One of the reasons I’m really excited about autograd is because it enables me to be able to transform my abstract parameters into business-logic. Let me explain with an example. Suppose I am modeling customer churn, and I have fitted a Weibull survival model using maximum likelihood estimation. I have two parameter estimates: lambda-hat and rho-hat. I also have their covariance matrix, which tells me how much uncertainty is present in the estimates (in lifelines, this is under the variance_matrix_ property). From this, I can plot the survival curve, which is fine, but what I really want is a measure of lifetime value.

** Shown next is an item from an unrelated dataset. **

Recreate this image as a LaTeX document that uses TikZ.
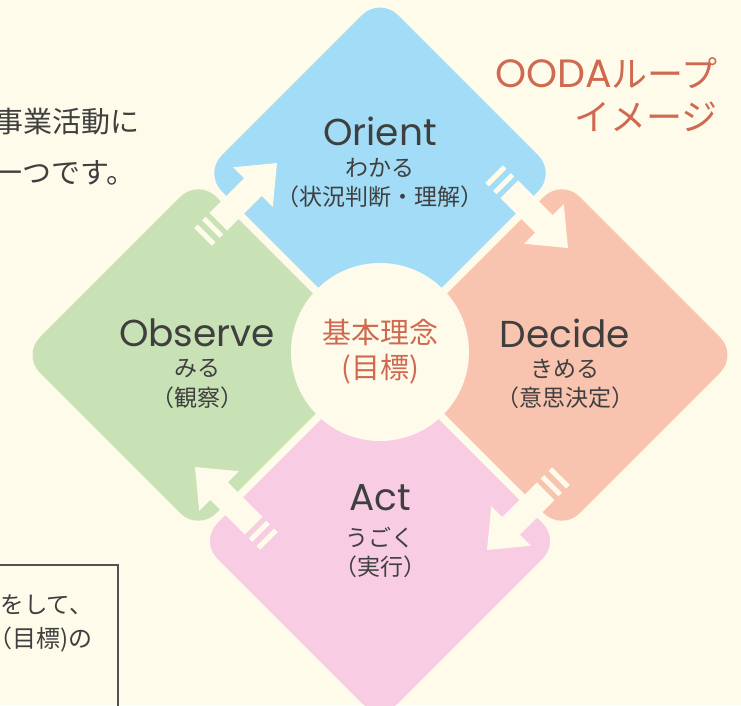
\documentclass[tikz,border=0pt]{standalone}
\usepackage{fontspec}
\setmainfont{Noto Sans CJK JP}
\newfontfamily\lat{Poppins}
\definecolor{bgc}{HTML}{FEFBEA}
\definecolor{cblue}{HTML}{A2DCF6}
\definecolor{csalmon}{HTML}{F9C4AF}
\definecolor{cpink}{HTML}{F8CCE3}
\definecolor{cgreen}{HTML}{C9E2B5}
\definecolor{terra}{HTML}{CF6A50}
\definecolor{ink}{HTML}{3F3F3F}
\tikzset{
  quad/.style={rounded corners=25pt},
  big/.style={text=ink,inner sep=0pt,font=\lat\fontsize{37.5}{40}\selectfont},
  small/.style={text=ink,inner sep=0pt,font=\fontsize{23}{26}\selectfont},
  side/.style={text=ink,inner sep=0pt,anchor=east,font=\fontsize{29}{32}\selectfont},
  boxtxt/.style={text=ink,inner sep=0pt,anchor=east,font=\fontsize{23.5}{28}\selectfont},
  title/.style={text=terra,inner sep=0pt,anchor=east,font=\fontsize{36}{40}\selectfont},
  oarrow/.pic={
    \fill[bgc] (0pt,0pt) -- (-34pt,28pt) -- (-34pt,12.5pt) -- (-83pt,12.5pt)
      -- (-83pt,-12.5pt) -- (-34pt,-12.5pt) -- (-34pt,-28pt) -- cycle;
    \fill[bgc] (-88.5pt,-12.5pt) rectangle (-93.5pt,12.5pt);
    \fill[bgc] (-99.5pt,-12.5pt) rectangle (-104.5pt,12.5pt);
  }
}
\begin{document}
\begin{tikzpicture}[x=1pt,y=-1pt]
\useasboundingbox (0,0) rectangle (741,705);
\clip (0,0) rectangle (741,705);
\fill[bgc] (0,0) rectangle (741,705);
% quadrants
\begin{scope}[shift={(380,355)},rotate=45]
  \fill[cblue,quad] (4pt,4pt) rectangle (253pt,253pt);
\end{scope}
\begin{scope}[shift={(380,355)},rotate=-45]
  \fill[csalmon,quad] (4pt,4pt) rectangle (253pt,253pt);
\end{scope}
\begin{scope}[shift={(380,355)},rotate=-135]
  \fill[cpink,quad] (4pt,4pt) rectangle (259pt,259pt);
\end{scope}
\begin{scope}[shift={(380,355)},rotate=135]
  \fill[cgreen,quad] (4pt,4pt) rectangle (253pt,253pt);
\end{scope}
% arrows
\pic[rotate=45] (arrA) at (277,163) {oarrow};
\pic[rotate=-45] (arrB) at (568,248) {oarrow};
\pic[rotate=-135] (arrC) at (487,550) {oarrow};
\pic[rotate=135] (arrD) at (195,467) {oarrow};
% centre
\node[circle,fill=bgc,minimum size=178pt,inner sep=0pt,text=terra,align=center,
      font=\fontsize{29}{35}\selectfont] (core) at (380,352) {基本理念\\(目標)};
% labels
\node[big] (orient) at (380,131) {Orient};
\node[small] (orientj) at (380,168) {わかる};
\node[small] (orientk) at (380,197) {（状況判断・理解）};
\node[big] (observe) at (197,333) {Observe};
\node[small] (observej) at (197,369) {みる};
\node[small] (observek) at (197,398) {（観察）};
\node[big] (decide) at (565,333) {Decide};
\node[small] (decidej) at (565,369) {きめる};
\node[small] (decidek) at (565,398) {（意思決定）};
\node[big] (act) at (380,498) {Act};
\node[small] (actj) at (380,538) {うごく};
\node[small] (actk) at (380,567) {（実行）};
% title
\node[title] (t1) at (718,73) {{\lat\fontsize{39.5}{40}\selectfont OODA}ループ};
\node[title] (t2) at (718,117) {イメージ};
% cut-off side texts
\node[side] (s1) at (140,122) {事業活動に};
\node[side] (s2) at (136,173) {一つです。};
\draw[ink!90,line width=2pt] (-10,565) -- (118,565) -- (118,720);
\node[boxtxt] (b1) at (93,605) {をして、};
\node[boxtxt,font=\fontsize{24}{28}\selectfont] (b2) at (93,640) {（目標)の};
\end{tikzpicture}
\end{document}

Suppose customers give us $10 each time period for the first 3 time periods, and then $30 each time period afterwards. For a single user, the average LTV (up to timeline) calculation might look like:

# create a Weibull model with fake data
wf = WeibullFitter().fit(np.arange(1, 100))

from autograd import numpy as np

def LTV(params, timeline):
    lambda_, rho_ = params
    sf = np.exp(-(timeline/lambda_) ** rho_)
    clv = 10 * (timeline <= 3) * sf + 30 * (timeline > 3) * sf
    return clv.sum()

timeline = np.arange(10)
params = np.array([wf.lambda_, wf.rho_])

LTV(params, timeline)
# 214.76

This gives me a point estimate. But I also want the variance, since there is uncertainty in lambda-hat and rho-hat. There is a technique called the delta-method that allows me to transform variance from one domain to another. But to use that, I need the gradient of LTV w.r.t to lambda and rho. For this problem, I could probably write out the gradient, but it would be messy and error-prone. I can use autograd instead to do this.

from autograd import grad
gradient_LTV = grad(LTV)

gradient_LTV(params, timeline)
# array([ 0.15527043, 10.78900217])

The output of the above is the gradient at the params value. Very easy. Now, if I want the variance of the LTV, the delta methods tells me to multiply gradient by the covariance matrix and the gradient’s transpose (check: this should return a scalar and not a vector/matrix):

var = gradient_LTV(params, timeline)\
          .dot(wf.variance_matrix_)\
          .dot(gradient_LTV(params, timeline))
# 3.127

So, my best estimate of LTV (at timeline=10) is 214.76 (3.127). From this, we can build confidence intervals, etc.